When rocks cooled after being erupted from a volcano, they recorded a signal from the Earth's magnetic field at that time, leaving scientists some important clues about the direction the rocks had travelled in.
"If they tumble about after cooling, for example in a volcanic flood or lahar, the directions become jumbled," Lerner explained.
"If they travel while still very hot and are deposited together, such as within a pyroclastic flow, they then cool and all of the particles are magnetically lined-up.
"We can later test whether particles are lined up or not, which can tell us if the deposit was from a pyroclastic flow or not."
Using sophisticated lab equipment to heat and measure rock samples many times, Lerner and his colleagues were able to reconstruct the temperature at which the rocks were deposited.
"We found that the magnetic directions at several different sites between 15km to 20 km from the volcano did line up, which means that these were from pyroclastic flows."
The team also gathered new charcoal samples from the deposits for radiocarbon dating, which put them at around 11,500 years old – and linked them to one of Taranaki's biggest eruptions in 30,000 years.
"We estimate that such long pyroclastic flows are only possible in the largest 15 per cent of Taranaki eruptions, the sorts of events that occur on average every 1000 years."
'WIDESPREAD DISRUPTION'
Lerner's supervisor, Auckland University volcanologist Professor Shane Cronin, said a big large eruption would disrupt air and surface transport, tourism, farming, power and water supplies across the North Island.
Although an event could be expected in the relatively near future, the dormancy since Taranaki's last big blow, at around 1790, had been one of its longest.
The same research team recently revealed how Mt Taranaki was in its second-longest break between eruptions in more than 1200 years of records.
"Thus, we have no modern experience of its typically very long eruptions," Cronin said.
"Past research shows that once Mt Taranaki starts erupting, it continues for years, decades, or centuries."
The volcano began erupting about 130,000 years ago, with large eruptions occurring on average every 500 years and smaller eruptions about 90 years apart.
A recent estimate of the net losses in economic activity from a brief Taranaki eruption was crudely estimated at between $1.7 billion and $4 billion – or between $13 billion and $26 billion over a decade of volcanism.

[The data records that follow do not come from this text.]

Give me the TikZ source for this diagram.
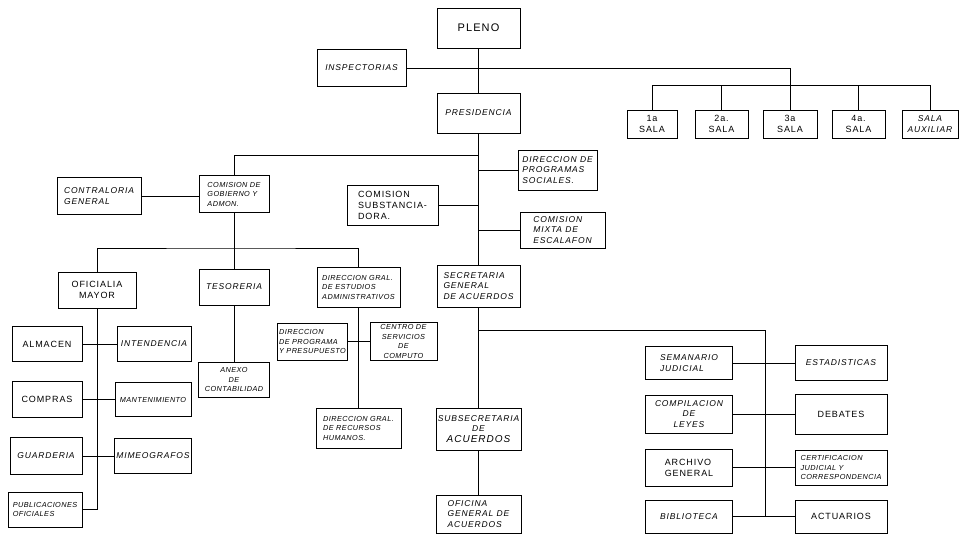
\documentclass[tikz,border=0pt]{standalone}
\usepackage{fontspec}
\newfontfamily\mano[LetterSpace=10]{Liberation Sans}
\newfontfamily\manoc[LetterSpace=6]{Liberation Sans}
\usetikzlibrary{calc}
\tikzset{
	caja/.style={draw, line width=0.9pt, inner sep=1.5pt, align=left, font=\mano\itshape\fontsize{8.5}{10.5}\selectfont},
	cajac/.style={caja, font=\manoc\itshape\fontsize{7.3}{9.5}\selectfont},
	cajag/.style={caja, font=\mano\fontsize{9}{11}\selectfont},
	linea/.style={line width=0.9pt}
}

\begin{document}
\begin{tikzpicture}[x=1pt, y=-1pt]
				%%%%% START %%%%%
				\useasboundingbox (0,0) rectangle (960,536);
				
				\node[cajag, font=\mano\fontsize{11}{13}\selectfont, minimum width=83pt, minimum height=40pt] (pleno) at (478.5,28) {PLENO};
				\node[caja, minimum width=89pt, minimum height=37pt] (insp) at (361.5,68) {INSPECTORIAS};
				\node[caja, minimum width=83pt, minimum height=40pt] (presid) at (478.5,113) {PRESIDENCIA};
				
				\node[cajag, align=center, minimum width=50pt, minimum height=28pt] (sala1) at (652,124) {1a\\SALA};
				\node[cajag, align=center, minimum width=53pt, minimum height=28pt] (sala2) at (721.5,124) {2a.\\SALA};
				\node[cajag, align=center, minimum width=54pt, minimum height=28pt] (sala3) at (790,124) {3a\\SALA};
				\node[cajag, align=center, minimum width=53pt, minimum height=28pt] (sala4) at (858.5,124) {4a.\\SALA};
				\node[caja, align=center, minimum width=56pt, minimum height=28pt] (salaAux) at (930,124) {SALA\\AUXILIAR};
				
				\node[caja, minimum width=84pt, minimum height=37pt] (contral) at (99,196) {CONTRALORIA\\GENERAL};
				\node[cajac, minimum width=70pt, minimum height=37pt] (comGob) at (234,194) {COMISION DE\\GOBIERNO Y\\ADMON.};
				\node[caja, minimum width=79pt, minimum height=40pt] (dirProg) at (557.5,170) {DIRECCION DE\\PROGRAMAS\\SOCIALES.};
				\node[cajag, minimum width=91pt, minimum height=40pt] (comSubs) at (392.5,205) {COMISION\\SUBSTANCIA-\\DORA.};
				\node[caja, minimum width=85pt, minimum height=36pt] (comMixta) at (562.5,230) {COMISION\\MIXTA DE\\ESCALAFON};
				\node[caja, minimum width=83pt, minimum height=42pt] (secGen) at (478.5,286) {SECRETARIA\\GENERAL\\DE ACUERDOS};
				
				\node[cajag, align=center, minimum width=78pt, minimum height=36pt] (ofMayor) at (97,290) {OFICIALIA\\MAYOR};
				\node[caja, minimum width=70pt, minimum height=36pt] (tesor) at (234,287) {TESORERIA};
				\node[cajac, minimum width=83pt, minimum height=40pt] (dirEst) at (358.5,287) {DIRECCION GRAL.\\DE ESTUDIOS\\ADMINISTRATIVOS};
				
				\node[cajag, minimum width=70pt, minimum height=35pt] (almacen) at (47,344) {ALMACEN};
				\node[caja, minimum width=74pt, minimum height=35pt] (intend) at (154,344) {INTENDENCIA};
				\node[cajag, minimum width=70pt, minimum height=36pt] (compras) at (47,399.5) {COMPRAS};
				\node[cajac, minimum width=76pt, minimum height=34pt] (mant) at (153,399.5) {MANTENIMIENTO};
				\node[caja, minimum width=72pt, minimum height=37pt] (guard) at (46,456) {GUARDERIA};
				\node[caja, minimum width=76pt, minimum height=35pt] (mimeo) at (153,456) {MIMEOGRAFOS};
				\node[cajac, minimum width=74pt, minimum height=35pt] (public) at (45,509.5) {PUBLICACIONES\\OFICIALES};
				
				\node[cajac, align=center, minimum width=71pt, minimum height=35pt] (anexo) at (234,379.5) {ANEXO\\DE\\CONTABILIDAD};
				\node[cajac, minimum width=69pt, minimum height=37pt] (dirPresup) at (312.5,341.5) {DIRECCION\\DE PROGRAMA\\Y PRESUPUESTO};
				\node[cajac, align=center, minimum width=67pt, minimum height=38pt] (centro) at (403.5,341.5) {CENTRO DE\\SERVICIOS\\DE\\COMPUTO};
				\node[cajac, minimum width=85pt, minimum height=40pt] (dirRH) at (358.5,428) {DIRECCION GRAL.\\DE RECURSOS\\HUMANOS.};
				
				\node[caja, align=center, minimum width=85pt, minimum height=42pt] (subsec) at (478.5,429) {SUBSECRETARIA\\DE\\{\fontsize{10}{12}\selectfont ACUERDOS}};
				\node[caja, minimum width=85pt, minimum height=38pt] (ofGenAc) at (478.5,514) {OFICINA\\GENERAL DE\\ACUERDOS};
				
				\node[caja, minimum width=87pt, minimum height=33pt] (seman) at (689,363) {SEMANARIO\\JUDICIAL};
				\node[caja, align=center, minimum width=87pt, minimum height=38pt] (compil) at (689,414) {COMPILACION\\DE\\LEYES};
				\node[cajag, minimum width=87pt, minimum height=37pt] (archivo) at (689,467.5) {ARCHIVO\\GENERAL};
				\node[caja, minimum width=87pt, minimum height=33pt] (biblio) at (689,516.5) {BIBLIOTECA};
				\node[caja, minimum width=92pt, minimum height=35pt] (estad) at (841,363) {ESTADISTICAS};
				\node[cajag, minimum width=92pt, minimum height=40pt] (debates) at (841,414) {DEBATES};
				\node[cajac, minimum width=92pt, minimum height=35pt] (certif) at (841,467.5) {CERTIFICACION\\JUDICIAL Y\\CORRESPONDENCIA};
				\node[cajag, minimum width=92pt, minimum height=33pt] (actuar) at (841,516.5) {ACTUARIOS};
				
				% puntos de quiebre
				\coordinate (busSala) at (0,85);
				\coordinate (rGob) at (478.5,155);
				\coordinate (busAdm) at (234,248);
				\coordinate (rSec) at (478.5,330);
				\coordinate (colDer) at (765,516.5);
				
				% pleno, salas, presidencia
				\draw[linea] (pleno) -- (presid);
				\draw[linea] (insp) -- (insp -| sala3) -- (sala3);
				\draw[linea] (sala1) |- (busSala -| salaAux) -- (salaAux);
				\draw[linea] (sala2) -- (sala2 |- busSala);
				\draw[linea] (sala4) -- (sala4 |- busSala);
				
				\draw[linea] (presid) -- (secGen);
				\draw[linea] (rGob) -| (comGob);
				\draw[linea] (dirProg) -- (dirProg -| presid);
				\draw[linea] (comSubs) -- (comSubs -| presid);
				\draw[linea] (comMixta) -- (comMixta -| presid);
				\draw[linea] (contral) -- (contral -| comGob.west);
				
				% administracion
				\draw[linea] (comGob) -- (tesor);
				\draw[linea] (ofMayor) |- (busAdm) -| (dirEst);
				\draw[linea] (tesor) -- (anexo);
				\draw[linea] (dirEst) -- (dirRH);
				\draw[linea] (dirPresup) -- (centro);
				
				\draw[linea] (ofMayor) |- (public);
				\draw[linea] (almacen) -- (intend);
				\draw[linea] (compras) -- (mant);
				\draw[linea] (guard) -- (mimeo);
				
				% secretaria general
				\draw[linea] (secGen) -- (subsec);
				\draw[linea] (subsec) -- (ofGenAc);
				\draw[linea] (rSec) -| (colDer);
				\draw[linea] (seman) -- (estad);
				\draw[linea] (compil) -- (debates);
				\draw[linea] (archivo) -- (certif);
				\draw[linea] (biblio) -- (actuar);
				%%%%% END %%%%%
\end{tikzpicture}
\end{document}
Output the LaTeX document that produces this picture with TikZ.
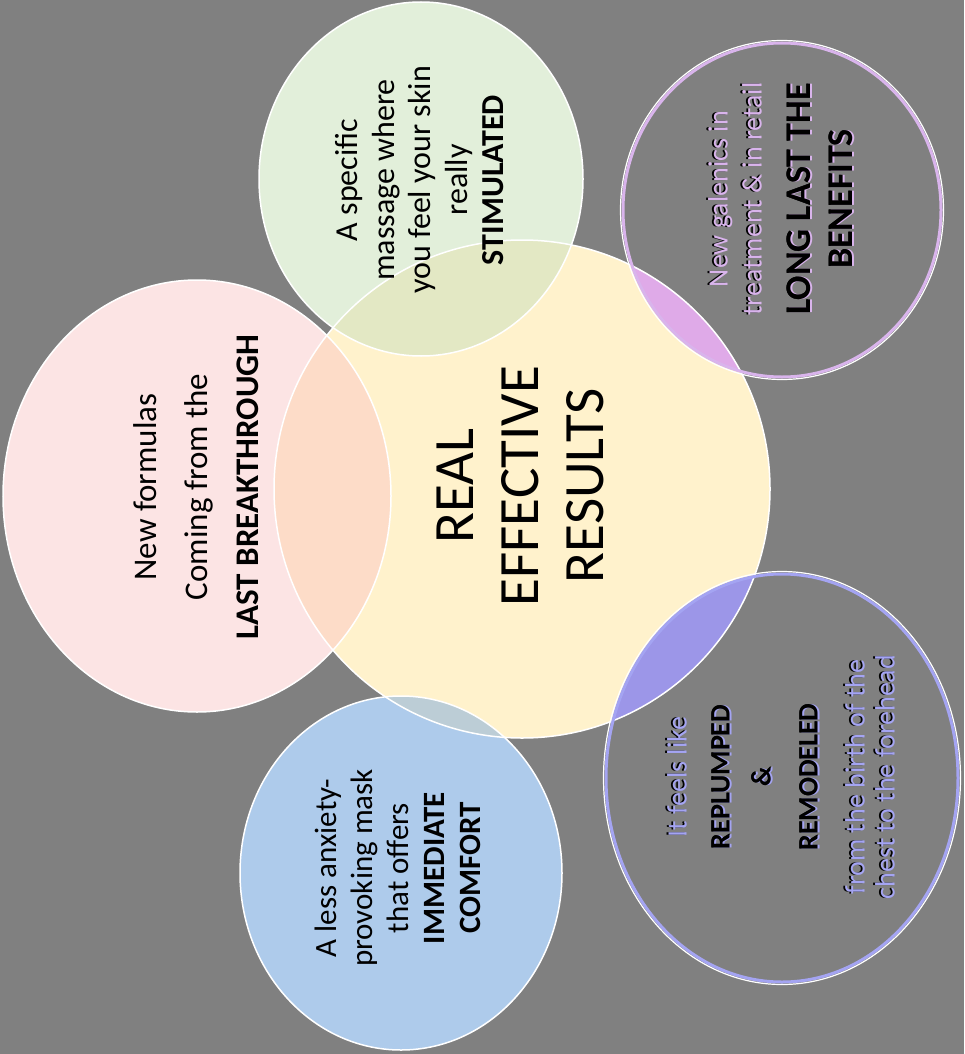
\documentclass[tikz,border=0pt]{standalone}
\usepackage{fontspec}
\setmainfont{Carlito}

\definecolor{bggray}{HTML}{808080}
\definecolor{coreyellow}{HTML}{FFF2CC}
\definecolor{formpink}{HTML}{FCE4E4}
\definecolor{massgreen}{HTML}{E2EFDA}
\definecolor{maskblue}{HTML}{AECBEB}
\definecolor{pinkover}{HTML}{FDDCC8}
\definecolor{greenover}{HTML}{E3E8C4}
\definecolor{blueover}{HTML}{BCCDD6}
\definecolor{galenlav}{HTML}{D9B4EC}
\definecolor{lavover}{HTML}{DFAAE8}
\definecolor{remodviolet}{HTML}{A4A4F2}
\definecolor{violetover}{HTML}{9C96E8}

% two-tone text of the outlined bubbles
\newcommand{\galentext}[2]{#1{New galenics in}\\#1{treatment \& in retail}\\[17pt]#2{\fontsize{36}{40}\selectfont\textbf{LONG LAST THE}}\\[8pt]#2{\fontsize{36}{40}\selectfont\textbf{BENEFITS}}}
\newcommand{\remodtext}[2]{#1{It feels like}\\[15pt]#2{\textbf{REPLUMPED}}\\[11pt]#2{\textbf{\&}}\\[17pt]#2{\textbf{REMODELED}}\\[15pt]#1{from the birth of the}\\#1{chest to the forehead}}

\begin{document}
\begin{tikzpicture}[x=1pt,y=-1pt,
    bubble/.style={rotate=90, align=center, inner sep=0pt, text=black},
    rim/.style={draw=white, line width=1.5pt}
  ]

  \useasboundingbox (0,0) rectangle (964,1054);
  \fill[bggray] (0,0) rectangle (964,1054);

  % Mittelpunkte
  \coordinate (core)    at (522,489);
  \coordinate (form)    at (197,496);
  \coordinate (massage) at (421,179);
  \coordinate (mask)    at (401,873);
  \coordinate (galen)   at (782,210);
  \coordinate (remod)   at (782,778);

  % Flächen
  \fill[formpink]   (form)    ellipse [x radius=194pt, y radius=216pt];
  \fill[massgreen]  (massage) ellipse [x radius=162pt, y radius=177pt];
  \fill[maskblue]   (mask)    ellipse [x radius=161pt, y radius=177pt];
  \fill[coreyellow] (core)    ellipse [x radius=248pt, y radius=249pt];

  % Überschneidungen
  \begin{scope}
    \clip (core) ellipse [x radius=248pt, y radius=249pt];
    \fill[pinkover]   (form)    ellipse [x radius=194pt, y radius=216pt];
    \fill[greenover]  (massage) ellipse [x radius=162pt, y radius=177pt];
    \fill[blueover]   (mask)    ellipse [x radius=161pt, y radius=177pt];
    \fill[lavover]    (galen)   ellipse [x radius=160pt, y radius=168pt];
    \fill[violetover] (remod)   ellipse [x radius=177pt, y radius=205pt];
  \end{scope}

  % Ränder
  \draw[rim] (form)    ellipse [x radius=194pt, y radius=216pt];
  \draw[rim] (massage) ellipse [x radius=162pt, y radius=177pt];
  \draw[rim] (mask)    ellipse [x radius=161pt, y radius=177pt];
  \draw[rim] (core)    ellipse [x radius=248pt, y radius=249pt];
  \draw[galenlav, line width=3pt] (galen) ellipse [x radius=159pt, y radius=167pt];
  \draw[white, line width=1.2pt]  (galen) ellipse [x radius=161.5pt, y radius=169.5pt];
  \draw[remodviolet, line width=3pt] (remod) ellipse [x radius=176pt, y radius=204pt];
  \draw[white, line width=1.2pt]     (remod) ellipse [x radius=178.5pt, y radius=206.5pt];

  % Texte
  \node[bubble, font=\fontsize{57}{65}\selectfont] (coretext) at (520,486)
    {REAL\\EFFECTIVE\\RESULTS};
  \node[bubble, font=\fontsize{33}{51}\selectfont] (formtext) at (196,487)
    {New formulas\\Coming from the\\\textbf{LAST BREAKTHROUGH}};
  \node[bubble, font=\fontsize{32}{36.5}\selectfont] (massagetext) at (420,180)
    {A specific\\massage where\\you feel your skin\\really\\\textbf{STIMULATED}};
  \node[bubble, font=\fontsize{31}{36}\selectfont] (masktext) at (398,868)
    {A less anxiety-\\provoking mask\\that offers\\\textbf{IMMEDIATE}\\\textbf{COMFORT}};

  \node[bubble, font=\fontsize{28}{34}\selectfont] (galenshadow) at (779.5,199)
    {\galentext{\textcolor{black}}{\textcolor{black}}};
  \node[bubble, font=\fontsize{28}{34}\selectfont] (galentext) at (781.5,199)
    {\galentext{\textcolor{galenlav}}{\textcolor{galenlav}}};
  \node[bubble, font=\fontsize{28}{34}\selectfont] (galenbold) at (779.5,199)
    {\galentext{\phantom}{\textcolor{black}}};

  \node[bubble, font=\fontsize{28}{30}\selectfont] (remodshadow) at (779,777)
    {\remodtext{\textcolor{black}}{\textcolor{black}}};
  \node[bubble, font=\fontsize{28}{30}\selectfont] (remodtext) at (781,777)
    {\remodtext{\textcolor{remodviolet}}{\textcolor{remodviolet}}};
  \node[bubble, font=\fontsize{28}{30}\selectfont] (remodbold) at (779,777)
    {\remodtext{\phantom}{\textcolor{black}}};

\end{tikzpicture}
\end{document}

Cronin, who is director of a national science collaboration aimed at making New Zealand more resilient to natural hazards, said a wider research programme at Taranaki was offering scientific insights that were also important for engineering and socio-economic issues.
"Using a novel integration of volcanic scientific knowledge, experimentation and advanced mathematical and economic simulation, we aim to radically cut down uncertainty that hinders decisive hazard and mitigation planning."
Cronin said the new study, about to published in the Geological Society of America Bulletin, had potential implications for other volcanoes in New Zealand and overseas.
Approximately 29 million people worldwide live within a 10 km radius of an active volcano, while 229 million live within a 30km radius.